After spending a lot of the road trip flirting with bunts, the White Sox closed out their Cleveland-Toronto swing with a 2019-style victory. The Sox struck out a lot at the plate, but they hit a couple homers, which, paired with a Lucas Giolito gem, was enough to secure a winning record on the seven-game jaunt.
Aaron Sanchez carved up the White Sox lineup for innings at a time, but the fourth wasn't one of them. Sanchez limited the Sox to only a Tim Anderson single through the first three innings, but he gave up a one-out single to Jose Abreu with one out in the fourth. Yonder Alonso followed by driving a 2-2 fastball over the right-center wall for a two-run shot and a 2-1 lead.
Alonso didn't kill the rally. James McCann and Charlie Tilson turned the next two pitches into line-drive singles to bring Anderson to the plate. Anderson got ahead 2-0, after which Sanchez evened the count. On the seventh pitch, Sanchez tried doubling up on a changeup, but he hung it, and Anderson crushed it over the wall in center to make it a 5-1 game.
That's where it stayed, partially because the White Sox struck out a whopping 17 times. Sanchez set down 11 via the K, along with six by the bullpen over the three innings it covered.
Lucas Giolito handled the bottom part of the line score, at least after an iffy opening.
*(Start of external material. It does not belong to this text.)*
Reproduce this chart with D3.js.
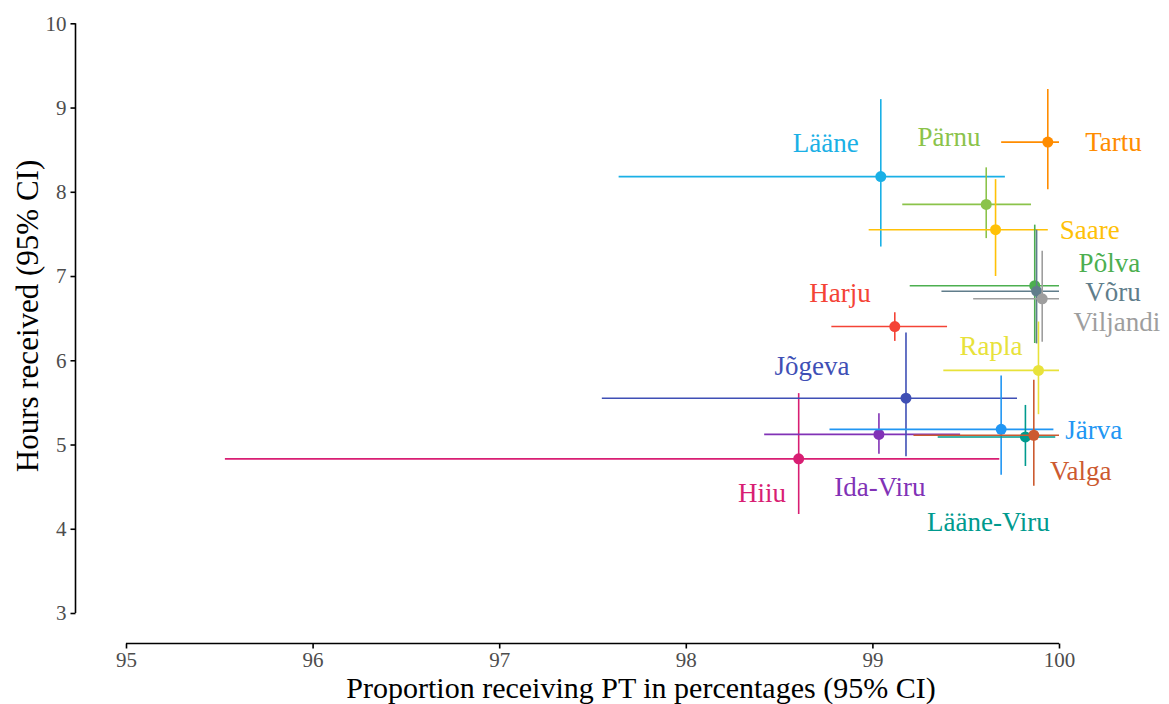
<!DOCTYPE html>
<html>
<head>
  <title>PT by county</title>
  <style type="text/css">
    body { margin: 0; background: #fff; }
    svg { font-family: "Liberation Serif", "Times New Roman", serif; }
    .tick text { fill: #4d4d4d; font-size: 21px; font-family: "Liberation Serif", "Times New Roman", serif; }
  </style>
</head>
<body>
<svg id='vis' width="1169" height="704"></svg>

<script src="https://cdnjs.cloudflare.com/ajax/libs/d3/7.8.5/d3.min.js"></script>
<script type="text/javascript">
  // county estimates
  var counties = ['Hiiu', 'Ida-Viru', 'Jõgeva', 'Lääne', 'Harju', 'Järva', 'Lääne-Viru', 'Valga',
                  'Pärnu', 'Saare', 'Põlva', 'Võru', 'Viljandi', 'Rapla', 'Tartu']
  var pct    = [98.605, 99.035, 99.18, 99.045, 99.12, 99.69, 99.82, 99.865, 99.61, 99.66, 99.87, 99.88, 99.91, 99.89, 99.94]
  var pctLo  = [95.53, 98.42, 97.55, 97.64, 98.78, 98.77, 99.35, 99.22, 99.16, 98.98, 99.20, 99.37, 99.54, 99.38, 99.69]
  var pctHi  = [99.68, 99.47, 99.775, 99.71, 99.40, 99.97, 99.98, 100, 99.85, 99.94, 100, 100, 100, 100, 100]
  var hours   = [4.83, 5.12, 5.55, 8.18, 6.40, 5.18, 5.09, 5.11, 7.85, 7.55, 6.885, 6.82, 6.73, 5.88, 8.59]
  var hoursLo = [4.175, 4.89, 4.86, 7.35, 6.23, 4.64, 4.745, 4.51, 7.45, 7.00, 6.205, 6.20, 6.22, 5.36, 8.03]
  var hoursHi = [5.61, 5.37, 6.33, 9.10, 6.57, 5.82, 5.47, 5.77, 8.29, 8.15, 7.61, 7.55, 7.30, 6.46, 9.22]
  // where each name sits, in data units
  var labelX = [98.408, 99.04, 98.676, 98.75, 98.826, 100.186, 99.622, 100.116, 99.41, 100.165, 100.27, 100.29, 100.31, 99.636, 100.292]
  var labelY = [4.42, 4.50, 5.93, 8.575, 6.795, 5.17, 4.08, 4.69, 8.655, 7.545, 7.16, 6.81, 6.46, 6.17, 8.595]
  var colors = ['#d81e73', '#8132b6', '#3f4fb5', '#1ab0e6', '#f44336', '#2196f3', '#009a8e', '#cc5a30',
                '#8bc34a', '#ffc107', '#4caf50', '#607d8b', '#9e9e9e', '#e8e23a', '#ff8c00']

  var xTicks = [95, 96, 97, 98, 99, 100]
  var yTicks = [3, 4, 5, 6, 7, 8, 9, 10]

  var svg = d3.select('#vis')

  var xScale = d3.scaleLinear().domain([95, 100]).range([126, 1059])
  var yScale = d3.scaleLinear().domain([3, 10]).range([613, 23.3])

  var xAxis = svg.append('g')
    .attr('transform', 'translate(0,643.5)')
    .call(d3.axisBottom(xScale).tickValues(xTicks).tickFormat(d3.format('d')).tickSize(5).tickPadding(4))
  var yAxis = svg.append('g')
    .attr('transform', 'translate(75.5,0)')
    .call(d3.axisLeft(yScale).tickValues(yTicks).tickFormat(d3.format('d')).tickSize(5).tickPadding(4))

  svg.selectAll('.domain').attr('stroke', '#000').attr('stroke-width', 1.6)
  svg.selectAll('.tick line').attr('stroke', '#000').attr('stroke-width', 1.6)
  // axis lines without the outer end hooks
  xAxis.select('.domain').attr('d', 'M' + xScale(95) + ',0H' + xScale(100))
  yAxis.select('.domain').attr('d', 'M0,' + yScale(3) + 'V' + yScale(10))

  svg.append('text')
    .attr('x', 641).attr('y', 698)
    .attr('text-anchor', 'middle')
    .style('font-size', '30px')
    .text('Proportion receiving PT in percentages (95% CI)')

  svg.append('text')
    .attr('transform', 'translate(38,316) rotate(-90)')
    .attr('text-anchor', 'middle')
    .style('font-size', '31px')
    .text('Hours received (95% CI)')

  var rows = counties.map(function(c, i) {
    return { name: c, x: pct[i], xlo: pctLo[i], xhi: pctHi[i],
             y: hours[i], ylo: hoursLo[i], yhi: hoursHi[i],
             lx: labelX[i], ly: labelY[i], col: colors[i] }
  })

  var g = svg.selectAll('g.county')
    .data(rows)
    .enter()
    .append('g')
      .attr('class', 'county')

  g.append('line')
    .attr('x1', function(d) { return xScale(d.xlo) })
    .attr('x2', function(d) { return xScale(d.xhi) })
    .attr('y1', function(d) { return yScale(d.y) })
    .attr('y2', function(d) { return yScale(d.y) })
    .attr('stroke', function(d) { return d.col })
    .attr('stroke-width', 1.6)

  g.append('line')
    .attr('x1', function(d) { return xScale(d.x) })
    .attr('x2', function(d) { return xScale(d.x) })
    .attr('y1', function(d) { return yScale(d.ylo) })
    .attr('y2', function(d) { return yScale(d.yhi) })
    .attr('stroke', function(d) { return d.col })
    .attr('stroke-width', 1.6)

  g.append('circle')
    .attr('cx', function(d) { return xScale(d.x) })
    .attr('cy', function(d) { return yScale(d.y) })
    .attr('r', 5.5)
    .attr('fill', function(d) { return d.col })

  svg.selectAll('text.lab')
    .data(rows)
    .enter()
    .append('text')
      .attr('class', 'lab')
      .attr('x', function(d) { return xScale(d.lx) })
      .attr('y', function(d) { return yScale(d.ly) })
      .attr('text-anchor', 'middle')
      .attr('dominant-baseline', 'central')
      .attr('fill', function(d) { return d.col })
      .style('font-size', '27px')
      .text(function(d) { return d.name })
</script>
</body>
</html>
Lucas Giolito wobbled in the first, as the Blue Jays watched his last outing and waited for changeups. Freddy Galvis poked one to center for a leadoff single, went to third after Vladimir Guerrero Jr. drove a fastball to right-center for a double, and scored two batters later when Rowdy Tellez ripped a changeup through the right side.
Giolito had to go to his slider to a little bit in order to get the Blue Jays off his scent, at least until his changeup execution improved. When he returned to an offspeed approach later in the game, it once again resumed being his best pitch.
After allowing three hits in the first, Giolito and the White Sox bullpen allowed just one hit the rest of the way. He struck out eight while allowing just one walk, and threw 69 of 105 pitches for strikes. He threw 22 sliders and nine curves after throwing just four breaking balls against Cleveland. Combine Giolito's finish along with 1-2-3 innings from Ryan Burr and Aaron Bummer, and White Sox pitchers retired the last 18 they faced.
Bullet points:
*Leury García made a fine running grab on the warning track, but he awkwardly slammed back-first into the scoreboard, and eventually left the game with lower back stiffness.
*Tilson moved to center after García exited and made a flopping catch in deep center. He bolted back to the warning track on a Justin Smoak line drive, only to realize it was of the sinking variety. He somehow compensated correctly.
*Anderson made an over-the-shoulder catch in shallow left center look easy, even it shouldn't have been his catch to make.
*Anderson was caught stealing for the first time when Danny Jansen thwarted Anderson's 13th attempt in the third inning. Anderson didn't think Galvis tagged him and Rick Renteria challenged the play, but the call stood even though Anderson was likely correct, as a definitive angle couldn't be found.